In 1979, Margaret Thatcher introduced the right to buy, a policy which allowed millions of ordinary working citizens a chance to get their foot on the housing ladder with the help of huge discounts.
However, the policy has led to a depletion of the housing stock. In 2015-16, a staggering 12,246 council homes were sold to tenants under the right to buy scheme in England and just 2,055 replacements were started by councils.
Wandsworth Council has already sold off 25,000 properties through right to buy and 35 of those properties on a small council estate in Putney were sold to property tycoon, Charles Gow, the son of Ian Gow, the former housing minister within Margaret Thatcher’s government.
Charles Gow’s wife also owns another five properties on the same council estate, which are rented out at £1,600 per month. It is also believed that he owns hundreds of ex-council flats elsewhere.
Councillor Mark Williams, cabinet member for regeneration, planning and transport at Southwark Council said: “Right to buy is unsustainable in areas like London, where there is a huge shortage of affordable housing.
“Councils are struggling to build enough new affordable homes to replace those sold through right to buy and extending this policy to housing associations will only exacerbate the problem in London.
“We support affordable home ownership, but too many homes sold through right to buy are now being rented out privately, at a price that is unaffordable for the thousands of people on our waiting list.” Williams said that new towns were needed with easy access to London.
Southwark Council is the fourth largest provider of council housing in Britain, with 36,000 properties. Since the year 2000 just over 8,000 council properties have been sold off. The council also has one of the longest waiting lists with 11,788 households waiting for housing.
In Luton, Bedfordshire, 1,200 families are in temporary accommodation and a further 300 live in council-funded bed and breakfast accommodation.
The Royal Borough of Kensington and Chelsea (RBKC) has sold 2,750 council properties so far under right to buy and yet there are 1,843 households living in temporary accommodation provided by RBKC. The council has dispersed households across 38 local authority areas across England, including some of the most deprived areas such as Barking and Dagenham.
Sally Mulready, who is a member of the Disability Labour NEC said: “Not everyone can afford to buy their own home.
This policy by the Conservatives reveals an ugly ideological determination to rid our communities of any form of municipal housing.

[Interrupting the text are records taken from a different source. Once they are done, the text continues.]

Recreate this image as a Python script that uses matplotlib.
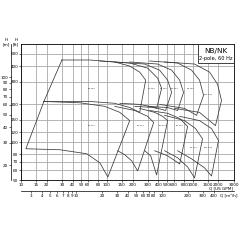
import matplotlib
matplotlib.use("Agg")
import matplotlib.pyplot as plt
from matplotlib.patches import Rectangle

# axis ticks
gpm_ticks = [10, 15, 20, 30, 40, 50, 60, 80, 100, 150, 200, 300, 400, 500, 600, 800, 1000, 1500, 2000, 3000]
ft_ticks = [50, 60, 70, 80, 100, 120, 150, 200, 300, 400, 500]
m_ticks = [20, 30, 40, 50, 60, 70, 80, 90, 100]
m3h_ticks = [3, 4, 5, 6, 7, 8, 9, 10, 20, 30, 40, 50, 60, 70, 80, 100, 200, 300, 400]

# pump ranges: top curve and bottom curve as (Q gpm, H ft)
u1_top = [(30, 448), (63, 448), (124, 432), (185, 401), (242, 359), (284, 310)]
u1_bot = [(18.5, 210), (63, 210), (124, 203), (185, 188), (242, 172)]
u2_top = [(83, 440), (185, 424), (300, 386), (392, 321), (436, 267)]
u2_bot = [(142, 203), (242, 199), (316, 192), (381, 185)]
u3_top = [(124, 432), (277, 416), (413, 372), (512, 310), (570, 248)]
u3_bot = [(212, 192), (362, 188), (485, 178)]
u4_top = [(185, 432), (392, 416), (570, 372), (707, 310), (785, 248)]
u4_bot = [(300, 192), (512, 188), (670, 178)]
u5_top = [(316, 440), (670, 424), (973, 372), (1206, 310), (1343, 235)]
u5_bot = [(413, 199), (807, 185), (1113, 163)]
u6_top = [(472, 432), (1055, 416), (1578, 359), (1954, 288), (2174, 214)]
u6_bot = [(618, 185), (1206, 172), (1849, 135)]

l1_top = [(18.5, 210), (48.5, 205), (94.8, 192), (142, 172), (185, 148)]
l1_bot = [(11.4, 88.5), (28.4, 86.9), (58.5, 80.7), (83, 68.4), (103, 52.8)]
l2_top = [(124, 192), (212, 178), (300, 160), (352, 143)]
l2_bot = [(134, 85.3), (162, 79.3), (195, 71), (229, 59)]
l3_top = [(242, 185), (362, 172), (448, 160), (512, 148)]
l3_bot = [(277, 85.3), (325, 77.8), (381, 54.8)]
l4_top = [(316, 178), (512, 169), (707, 154), (875, 133)]
l4_bot = [(362, 85.3), (512, 77.8), (707, 67.1)]
l5_top = [(472, 163), (807, 148), (1083, 128), (1306, 106)]
l5_bot = [(472, 85.3), (670, 75), (875, 63.5), (1055, 51.9)]
l6_top = [(707, 160), (1206, 148), (1663, 128), (2005, 103)]
l6_bot = [(670, 85.3), (973, 73.6), (1380, 62.4), (1663, 53.8)]

names = ["32-250", "40-250", "50-250", "65-250", "80-250", "100-250",
         "32-200", "40-200", "50-200", "65-200", "80-200", "100-200"]
tops = [u1_top, u2_top, u3_top, u4_top, u5_top, u6_top,
        l1_top, l2_top, l3_top, l4_top, l5_top, l6_top]
bots = [u1_bot, u2_bot, u3_bot, u4_bot, u5_bot, u6_bot,
        l1_bot, l2_bot, l3_bot, l4_bot, l5_bot, l6_bot]
label_q = [67, 334, 460, 618, 948, 1535, 67, 249, 448, 707, 1028, 1535]
label_h = [267, 267, 267, 267, 267, 239, 135, 135, 135, 135, 90, 90]
closed = [True, False, False, False, False, False, True, False, False, False, False, False]

fs = 3.0
line_c = "#3a3a3a"

fig = plt.figure(figsize=(2.4, 2.4), dpi=100)
ax = fig.add_axes([21 / 240, 60 / 240, 212.5 / 240, 136 / 240])
ax.set_xscale("log")
ax.set_yscale("log")
ax.set_xlim(10, 3000)
ax.set_ylim(50, 600)
ax.set_xticks(gpm_ticks)
ax.set_xticklabels([str(t) for t in gpm_ticks])
ax.set_yticks(ft_ticks)
ax.set_yticklabels([str(t) for t in ft_ticks])
ax.minorticks_off()
ax.tick_params(labelsize=fs, length=1.2, width=0.4, pad=0.8)
ax.grid(True, color="#a8a8a8", lw=0.6)
for s in ax.spines.values():
    s.set_linewidth(0.6)

for top, bot, c in zip(tops, bots, closed):
    pts = top + bot[::-1]
    if c:
        pts = pts + [top[0]]
    ax.plot([p[0] for p in pts], [p[1] for p in pts], color=line_c, lw=0.55, zorder=3)

for n, q, h in zip(names, label_q, label_h):
    ax.text(q, h, n, fontsize=1.6, ha="center", va="center", color="#333333", zorder=4)

# title box
ax.add_patch(Rectangle((0.833, 0.86), 0.167, 0.14, transform=ax.transAxes,
                       facecolor="white", edgecolor="#222222", lw=0.6, zorder=5))
ax.text(0.915, 0.945, "NB/NK", transform=ax.transAxes, fontsize=5.2,
        ha="center", va="center", zorder=6)
ax.text(0.915, 0.895, "2-pole, 60 Hz", transform=ax.transAxes, fontsize=3.6,
        ha="center", va="center", zorder=6)

# metre axis
axm = fig.add_axes([11 / 240, 60 / 240, 0.0001, 136 / 240])
axm.set_yscale("log")
axm.set_ylim(50 / 3.2808, 600 / 3.2808)
axm.set_yticks(m_ticks)
axm.set_yticklabels([str(t) for t in m_ticks])
axm.minorticks_off()
axm.set_xticks([])
for k in ["top", "right", "bottom"]:
    axm.spines[k].set_visible(False)
axm.spines["left"].set_linewidth(0.5)
axm.tick_params(labelsize=fs, length=1.2, width=0.4, pad=0.8)

# m3/h axis
axq = fig.add_axes([21 / 240, 1 - 191 / 240, 212.5 / 240, 0.0001])
axq.set_xscale("log")
axq.set_xlim(10 / 4.4029, 3000 / 4.4029)
axq.set_xticks(m3h_ticks)
axq.set_xticklabels([str(t) for t in m3h_ticks])
axq.minorticks_off()
axq.set_yticks([])
for k in ["top", "right", "left"]:
    axq.spines[k].set_visible(False)
axq.spines["bottom"].set_linewidth(0.5)
axq.tick_params(labelsize=fs, length=1.2, width=0.4, pad=0.8)

fig.text(6 / 240, 1 - 46 / 240, "H\n[m]", fontsize=3, ha="center", va="bottom", linespacing=1.0)
fig.text(16 / 240, 1 - 46 / 240, "H\n[ft]", fontsize=3, ha="center", va="bottom", linespacing=1.0)
fig.text(233 / 240, 1 - 186.5 / 240, "Q [US GPM]", fontsize=3.0, ha="right", va="top")
fig.text(237 / 240, 1 - 196 / 240, "Q [m³/h]", fontsize=3.0, ha="right", va="center")

fig.savefig("out.png", dpi=100)
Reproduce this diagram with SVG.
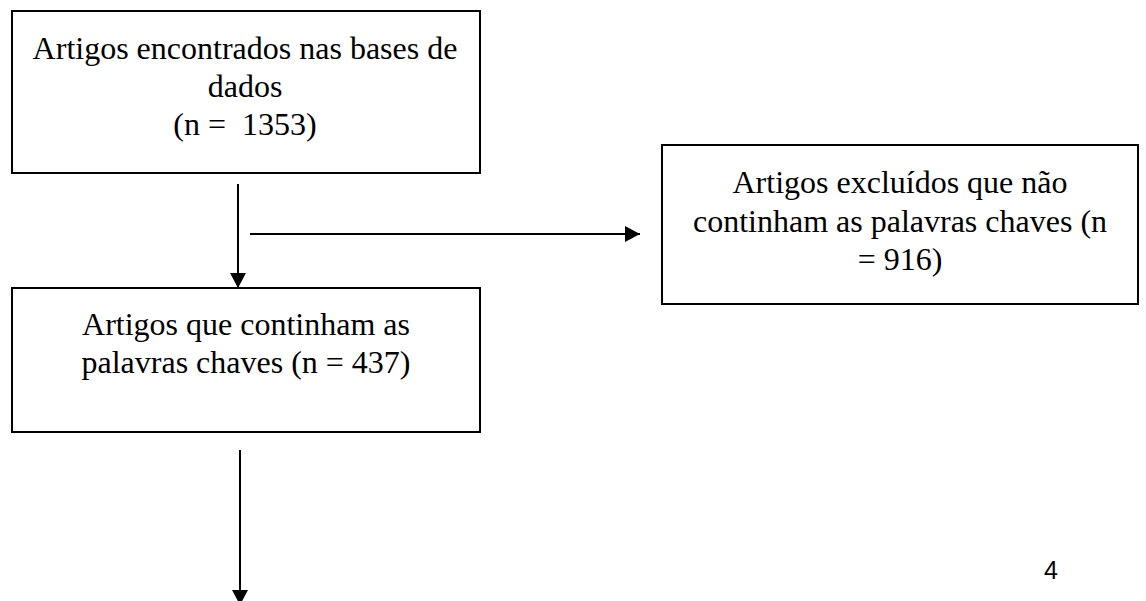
<svg xmlns="http://www.w3.org/2000/svg" width="1146" height="601" viewBox="0 0 1146 601">
<style>
.box{fill:#fff;stroke:#000;stroke-width:2}
.t{font-family:"Liberation Serif","Times New Roman",serif;font-size:32px;fill:#000;text-anchor:middle;white-space:pre}
.c{stroke:#000;stroke-width:2;fill:none}
.pn{font-family:"Liberation Sans",Arial,sans-serif;font-size:25px;fill:#000}
</style>
<defs>
<marker id="ah" markerWidth="16" markerHeight="16" viewBox="0 0 16 16" refX="15" refY="8" orient="auto" markerUnits="userSpaceOnUse">
<path d="M0,0 L15,8 L0,16 Z" fill="#000"/>
</marker>
</defs>
<rect width="1146" height="601" fill="#fff"/>
<g id="n1">
<rect class="box" x="12" y="11" width="468" height="162"/>
<text class="t" x="245" y="59">Artigos encontrados nas bases de</text>
<text class="t" x="245" y="97">dados</text>
<text class="t" x="245" y="135" xml:space="preserve">(n =  1353)</text>
</g>
<g id="n2">
<rect class="box" x="662" y="145" width="476" height="159"/>
<text class="t" x="900" y="193">Artigos excluídos que não</text>
<text class="t" x="900" y="232">continham as palavras chaves (n</text>
<text class="t" x="900" y="270">= 916)</text>
</g>
<g id="n3">
<rect class="box" x="12" y="288" width="468" height="144"/>
<text class="t" x="246" y="335">Artigos que continham as</text>
<text class="t" x="246" y="373">palavras chaves (n = 437)</text>
</g>
<g id="connectors">
<line class="c" x1="238" y1="184" x2="238" y2="288" marker-end="url(#ah)"/>
<line class="c" x1="250" y1="234" x2="640" y2="234" marker-end="url(#ah)"/>
<line class="c" x1="240" y1="450" x2="240" y2="605" marker-end="url(#ah)"/>
</g>
<text class="pn" x="1044" y="579">4</text>
</svg>
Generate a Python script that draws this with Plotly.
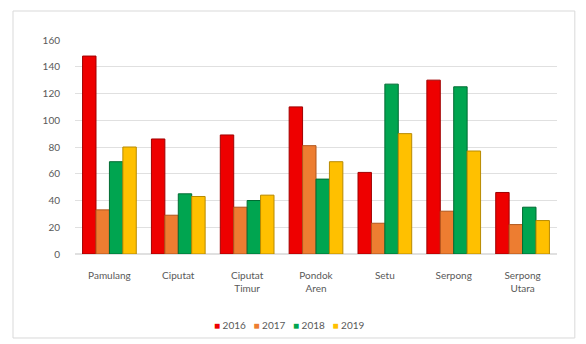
import plotly.graph_objects as go

categories = ["Pamulang", "Ciputat", "Ciputat<br>Timur", "Pondok<br>Aren", "Setu", "Serpong", "Serpong<br>Utara"]
years = ["2016", "2017", "2018", "2019"]
v2016 = [148, 86, 89, 110, 61, 130, 46]
v2017 = [33, 29, 35, 81, 23, 32, 22]
v2018 = [69, 45, 40, 56, 127, 125, 35]
v2019 = [80, 43, 44, 69, 90, 77, 25]
series = [v2016, v2017, v2018, v2019]
colors = ["#EE0000", "#ED7D31", "#00A550", "#FFC000"]
edges = ["#A00000", "#B0561C", "#006B33", "#B88A00"]

fig = go.Figure()
for name, vals, c, e in zip(years, series, colors, edges):
    fig.add_trace(go.Bar(x=categories, y=vals, name=name, showlegend=False,
                         marker=dict(color=c, line=dict(color=e, width=1))))

legend_text = "&nbsp;&nbsp;&nbsp;".join(
    f'<span style="color:{c}">■</span> {y}' for y, c in zip(years, colors))

fig.update_layout(
    width=586, height=344,
    margin=dict(l=75, r=29, t=40, b=90),
    paper_bgcolor="white", plot_bgcolor="white",
    barmode="group", bargap=0.22, bargroupgap=0.0,
    font=dict(family="Lato", size=10, color="#595959"),
    xaxis=dict(showgrid=False, showline=False, ticks="", ticklabelstandoff=14,
               tickfont=dict(size=10, color="#595959")),
    yaxis=dict(range=[0, 160], dtick=20, showgrid=True, gridcolor="#E0E0E0", gridwidth=1,
               zeroline=True, zerolinecolor="#E0E0E0", ticks="", ticklen=0,
               tickfont=dict(size=10, color="#595959"), ticklabelstandoff=14),
    annotations=[dict(text=legend_text, xref="paper", yref="paper", x=0.446, y=-0.33,
                      xanchor="center", yanchor="middle", showarrow=False,
                      font=dict(size=10, color="#595959"))],
    shapes=[dict(type="rect", xref="paper", yref="paper",
                 x0=-0.1286, x1=1.037, y0=-0.3925, y1=1.1355,
                 line=dict(color="#D9D9D9", width=1), fillcolor="rgba(0,0,0,0)", layer="below")],
)

fig.write_html("out.html")
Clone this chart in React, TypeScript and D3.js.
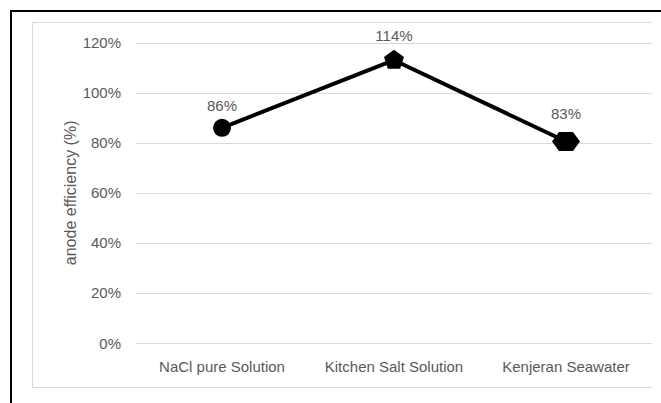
import React from "react";
import * as d3 from "d3";

const categories = ["NaCl pure Solution", "Kitchen Salt Solution", "Kenjeran Seawater"];
const plottedValues = [0.86, 1.13, 0.805];
const labelValues = [0.86, 1.14, 0.83];
const markerShapes = ["circle", "pentagon", "hexagon"];
const yTicks = [0, 0.2, 0.4, 0.6, 0.8, 1.0, 1.2];
const yTitle = "anode efficiency (%)";

const W = 661;
const H = 403;
const plotLeft = 136;
const plotRight = 652;
const plotTop = 42.7;
const plotBottom = 343;
const FONT = "'Liberation Sans', Arial, sans-serif";
const TEXT = "#595959";

function markerPath(shape: string, cx: number, cy: number): string {
  if (shape === "pentagon") {
    const r = 10.5;
    const pts = d3.range(5).map((i) => {
      const a = -Math.PI / 2 + (i * 2 * Math.PI) / 5;
      return [cx + r * Math.cos(a), cy + r * Math.sin(a)];
    });
    return "M" + pts.map((p) => p.join(",")).join("L") + "Z";
  }
  if (shape === "hexagon") {
    const hw = 14;
    const hh = 9.5;
    const pts = [
      [cx - hw, cy],
      [cx - hw / 2, cy - hh],
      [cx + hw / 2, cy - hh],
      [cx + hw, cy],
      [cx + hw / 2, cy + hh],
      [cx - hw / 2, cy + hh],
    ];
    return "M" + pts.map((p) => p.join(",")).join("L") + "Z";
  }
  return "";
}

export default function App() {
  const x = d3.scaleBand<string>().domain(categories).range([plotLeft, plotRight]);
  const y = d3.scaleLinear().domain([0, 1.2]).range([plotBottom, plotTop]);
  const cx = (c: string) => (x(c) as number) + x.bandwidth() / 2;
  const line = d3
    .line<number>()
    .x((_, i) => cx(categories[i]))
    .y((d) => y(d));

  return (
    <svg
      width={W}
      height={H}
      style={{ position: "absolute", left: 0, top: 0, background: "#fff" }}
    >
      <rect x={0} y={0} width={W} height={H} fill="#fff" />
      {/* outer black border */}
      <path d={`M11,${H + 5}V11H${W + 5}`} fill="none" stroke="#000" strokeWidth={2} />
      {/* chart area border */}
      <path
        d={`M${plotRight},22.5H32.5V387.5H${plotRight}`}
        fill="none"
        stroke="#d9d9d9"
        strokeWidth={1}
      />
      {/* gridlines and y labels */}
      {yTicks.map((t) => (
        <g key={t}>
          <line
            x1={plotLeft}
            x2={plotRight}
            y1={Math.round(y(t)) + 0.5}
            y2={Math.round(y(t)) + 0.5}
            stroke="#d9d9d9"
            strokeWidth={1}
          />
          <text
            x={121}
            y={y(t)}
            textAnchor="end"
            dominantBaseline="central"
            fontFamily={FONT}
            fontSize={15}
            fill={TEXT}
          >
            {d3.format(".0%")(t)}
          </text>
        </g>
      ))}
      {/* category labels */}
      {categories.map((c) => (
        <text
          key={c}
          x={cx(c)}
          y={366}
          textAnchor="middle"
          dominantBaseline="central"
          fontFamily={FONT}
          fontSize={15}
          fill={TEXT}
        >
          {c}
        </text>
      ))}
      {/* y title */}
      <text
        transform={`translate(70,${(plotTop + plotBottom) / 2}) rotate(-90)`}
        textAnchor="middle"
        dominantBaseline="central"
        fontFamily={FONT}
        fontSize={16}
        fill={TEXT}
      >
        {yTitle}
      </text>
      {/* line */}
      <path d={line(plottedValues) || ""} fill="none" stroke="#000" strokeWidth={4} strokeLinejoin="round" />
      {/* markers */}
      {plottedValues.map((v, i) => {
        const px = cx(categories[i]);
        const py = y(v);
        const shape = markerShapes[i];
        if (shape === "circle") {
          return <circle key={i} cx={px} cy={py} r={9} fill="#000" />;
        }
        return <path key={i} d={markerPath(shape, px, py)} fill="#000" />;
      })}
      {/* data labels */}
      {labelValues.map((v, i) => (
        <text
          key={i}
          x={cx(categories[i])}
          y={y(v) - 22}
          textAnchor="middle"
          dominantBaseline="central"
          fontFamily={FONT}
          fontSize={15}
          fill={TEXT}
        >
          {d3.format(".0%")(v)}
        </text>
      ))}
    </svg>
  );
}
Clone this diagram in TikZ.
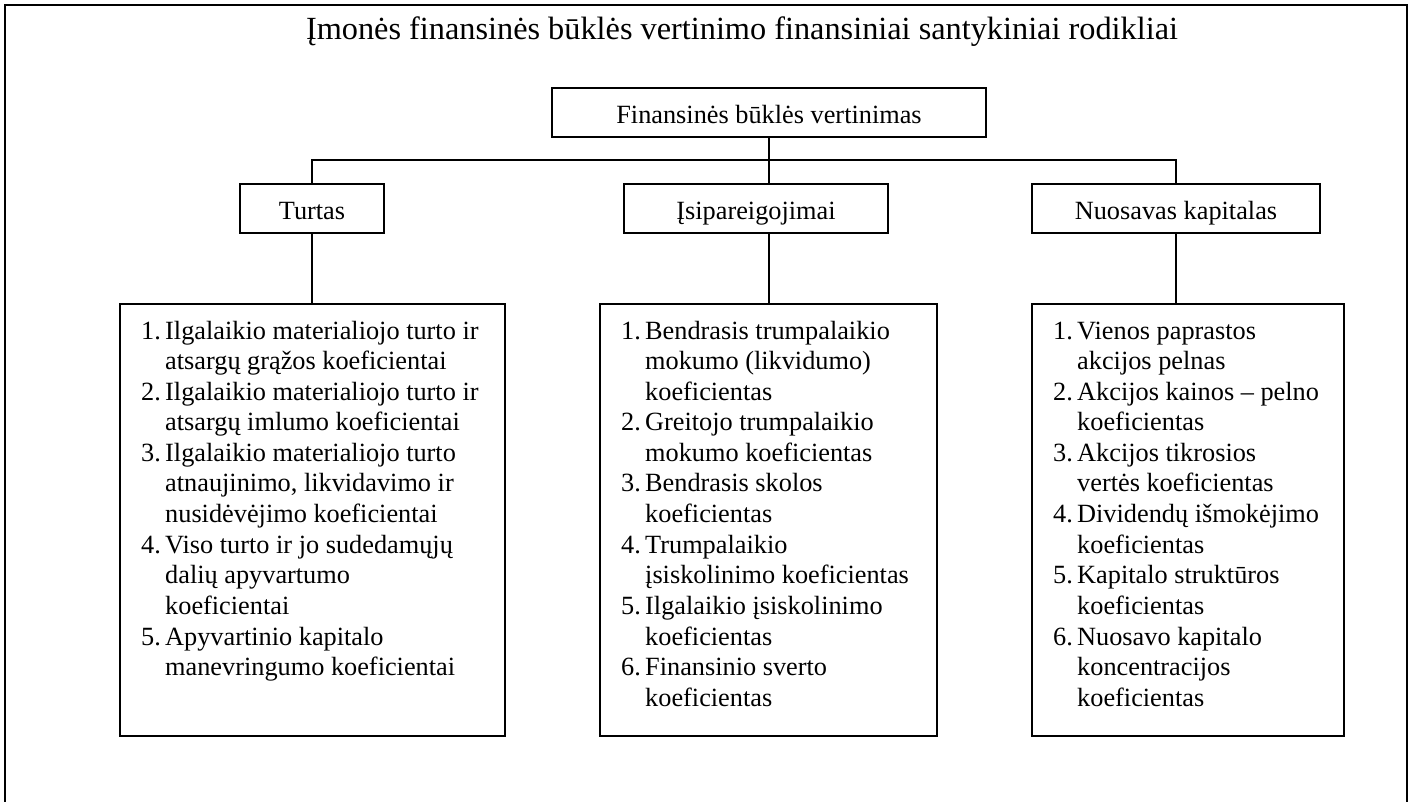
\documentclass[tikz,border=0pt]{standalone}
\usepackage{fontspec}
\setmainfont{Liberation Serif}
\newcommand{\lsty}{\fontsize{26.3}{30.6}\selectfont}
\newcommand{\lnum}[1]{\makebox[24pt][l]{#1}}
\newcommand{\lind}{\hspace*{24pt}}
\tikzset{
  box/.style={draw, line width=1.7pt, rectangle, inner sep=0pt, font=\lsty},
  hbox/.style={box, minimum height=49pt, text height=25pt, text depth=3pt},
  conn/.style={line width=1.7pt},
  framestyle/.style={line width=2.4pt},
  lst/.style={inner sep=0pt, anchor=base west, font=\lsty}
}
\begin{document}
\begin{tikzpicture}[x=1pt,y=-1pt]
\useasboundingbox (0,0) rectangle (1411,802);
\draw[framestyle] (5,802) -- (5,5) -- (1407,5) -- (1407,802);
\node[anchor=base, inner sep=0pt, font=\fontsize{32.3}{38}\selectfont] (title) at (742,40) {Įmonės finansinės būklės vertinimo finansiniai santykiniai rodikliai};
% top box
\node[hbox, minimum width=434pt] (fin) at (769,112.5) {Finansinės būklės vertinimas};
% second level
\node[hbox, minimum width=144pt] (tur) at (312,208.5) {Turtas};
\node[hbox, minimum width=264pt] (isi) at (756,208.5) {Įsipareigojimai};
\node[hbox, minimum width=288pt] (nuo) at (1176,208.5) {Nuosavas kapitalas};
% lower boxes
\node[box, minimum width=385pt, minimum height=432pt] (turL) at (312.5,520) {};
\node[box, minimum width=337pt, minimum height=432pt] (isiL) at (768.5,520) {};
\node[box, minimum width=312pt, minimum height=432pt] (nuoL) at (1188,520) {};
% connectors
\coordinate (bus) at (0,160);
\draw[conn] (fin.south) -- (fin.south |- isi.north);
\draw[conn] (tur.north) -- (tur.north |- bus) -- (nuo.north |- bus) -- (nuo.north);
\draw[conn] (tur.south) -- (tur.south |- turL.north);
\draw[conn] (fin.south |- isi.south) -- (fin.south |- isiL.north);
\draw[conn] (nuo.south) -- (nuo.south |- nuoL.north);
% lists
\node[lst] (turT) at (141,339) {\parbox[t]{400pt}{\lsty
\lnum{1.}Ilgalaikio materialiojo turto ir\\
\lind atsargų grąžos koeficientai\\
\lnum{2.}Ilgalaikio materialiojo turto ir\\
\lind atsargų imlumo koeficientai\\
\lnum{3.}Ilgalaikio materialiojo turto\\
\lind atnaujinimo, likvidavimo ir\\
\lind nusidėvėjimo koeficientai\\
\lnum{4.}Viso turto ir jo sudedamųjų\\
\lind dalių apyvartumo\\
\lind koeficientai\\
\lnum{5.}Apyvartinio kapitalo\\
\lind manevringumo koeficientai}};
\node[lst] (isiT) at (621,339) {\parbox[t]{400pt}{\lsty
\lnum{1.}Bendrasis trumpalaikio\\
\lind mokumo (likvidumo)\\
\lind koeficientas\\
\lnum{2.}Greitojo trumpalaikio\\
\lind mokumo koeficientas\\
\lnum{3.}Bendrasis skolos\\
\lind koeficientas\\
\lnum{4.}Trumpalaikio\\
\lind įsiskolinimo koeficientas\\
\lnum{5.}Ilgalaikio įsiskolinimo\\
\lind koeficientas\\
\lnum{6.}Finansinio sverto\\
\lind koeficientas}};
\node[lst] (nuoT) at (1053,339) {\parbox[t]{400pt}{\lsty
\lnum{1.}Vienos paprastos\\
\lind akcijos pelnas\\
\lnum{2.}Akcijos kainos – pelno\\
\lind koeficientas\\
\lnum{3.}Akcijos tikrosios\\
\lind vertės koeficientas\\
\lnum{4.}Dividendų išmokėjimo\\
\lind koeficientas\\
\lnum{5.}Kapitalo struktūros\\
\lind koeficientas\\
\lnum{6.}Nuosavo kapitalo\\
\lind koncentracijos\\
\lind koeficientas}};
\end{tikzpicture}
\end{document}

It will impact on poorer communities and destabilise family life all over the UK.”
As the crisis deepens, Barratts have launched a new development of apartments at Blackfriars Circus near Elephant and Castle with one-bedroom flats having gone on sale internationally for an eye-watering £800,000.
A spokesperson for Mayor of London Sadiq Khan said: “The mayor is committed to a long-term strategic goal of 50 per cent of all new homes being affordable, and is seeking to achieve this through planning, investment and the use of public land.
“But Sadiq has been honest with Londoners that fixing the housing crisis will be a marathon and not a sprint.
“The mayor and his team are developing new planning guidance to increase the numbers of new and affordable homes for Londoners to buy and rent in future developments.
“Sadiq has been very clear that it is Londoners that should benefit from this, so a range of options is also being considered about how to give them first dibs on more homes built in the capital.”
But Eileen Short of Defend Council Housing said: “This scandalous development of homes most people cannot afford in the heart of our city served by public roads, railways, schools and amenities paid for by us is what needs to end if we are to sort out the housing crisis. Sadiq Khan promised to act against this; that is a big part of why he was elected. Politicians have to make a choice. If its business as usual for developers then this is what happens.
If we want secure homes and stable communities most people can afford to live in, then we have to build council housing instead.”
As a former head of housing need in London, I believe that a Labour government needs to deliver a housing revolution.
The current situation is scandalous and out of control.
We need millions of low-cost, high- quality homes to house our essential key workers, such as nurses, teachers, police officers, firemen and others.
The term “affordable housing” is sinister because it specifically relates to a formula of 80 per cent of the market rate, which has priced the majority of citizens out of the housing market and into the hands of landlords, who charge exorbitant rents purely because they can.
With a burgeoning homeless population and hostels filled to bursting, now is the time to act.